Mêlant les langues espagnoles, à une gouaille de clown espiègle ; construisant un monde de chimères où sur le dos de son frère perchiste, d’un élan et d’un seul bond, il passe de Bogota à Paris ; se détournant de l’armée qu’il aurait fréquenté pour rire avant de devenir Clown ; discutant avec Friedrich Nietzsche alors qu’il feuillette les pages de La Naissance de la tragédie ; émigré latino qui fête et re-fête le bonheur d’être ;  etc. etc. Porras est un homme-orchestre dont les instruments s’appellent imagination, balourdise, mine de farceur, poésie, rêverie, tendresse, tristesse inattendue, joie d’exilé, plaisantin avec le public… Homme-orchestre qui unit toute ces qualités en une seule : l’acteur-poète, le Zarathoustra danseur, l’homme des arts et de Pachamama. Un poète, dis-je, qui a trouvé un abris au théâtre qui est le lieu de toutes ces vies fantasques, rêvées, imaginées… Là, où, à la manière de Borgès, il n’est plus aucune limite à l’imagination de la raison qui enfle et enfle de récits fantasmagoriques.

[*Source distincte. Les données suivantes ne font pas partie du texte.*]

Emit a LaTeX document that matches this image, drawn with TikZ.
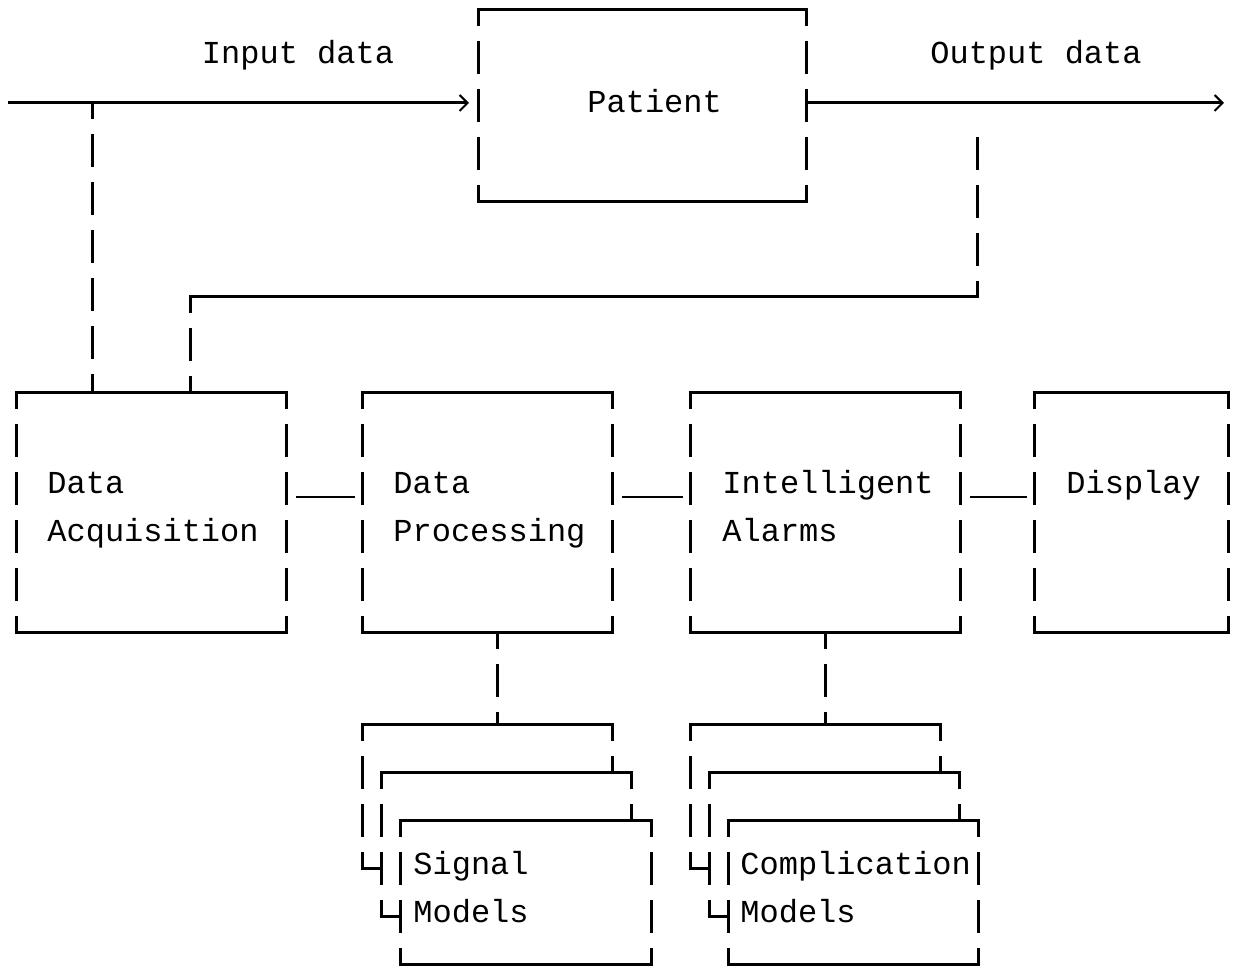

Et tout au long de Ma colombine, il y a cette phrase qui résonne « le monde n’est pas prêt pour la naissance d’un clown »… Phrase qu’Omar Porras répète à Madame la Lune, la confidente de ses secrets, lui qui s’amuse avec le public et, au final, alors qu’un portable sonne et qu’il s’agit du sien, apprend la mort de sa grande sœur. Moment où le clown qui fait rire, stoppe d’une parole nette, tous les rires pour faire place à un silence de plomb. Instant où l’accomplissement de son art est total. Où le rire et le grave reviennent s’embrasser comme au tout début, alors qu’il parle de l’Amérique du Sud, on songe en l’écoutant Aux Veines ouvertes d’Amérique latine d’Edouardo Galeano qu’il ne nommera pas, mais qui nous rappelle l’un des holocaustes les plus sanglants de notre histoire contemporaine.
Ce n’est pas seulement un numéro que livre Porras et ce n’est pas qu’un drôle de pistolet. C’est aussi un chroniqueur de son temps. Poète et chroniqueur, chroniqueur poète… C’est Porras.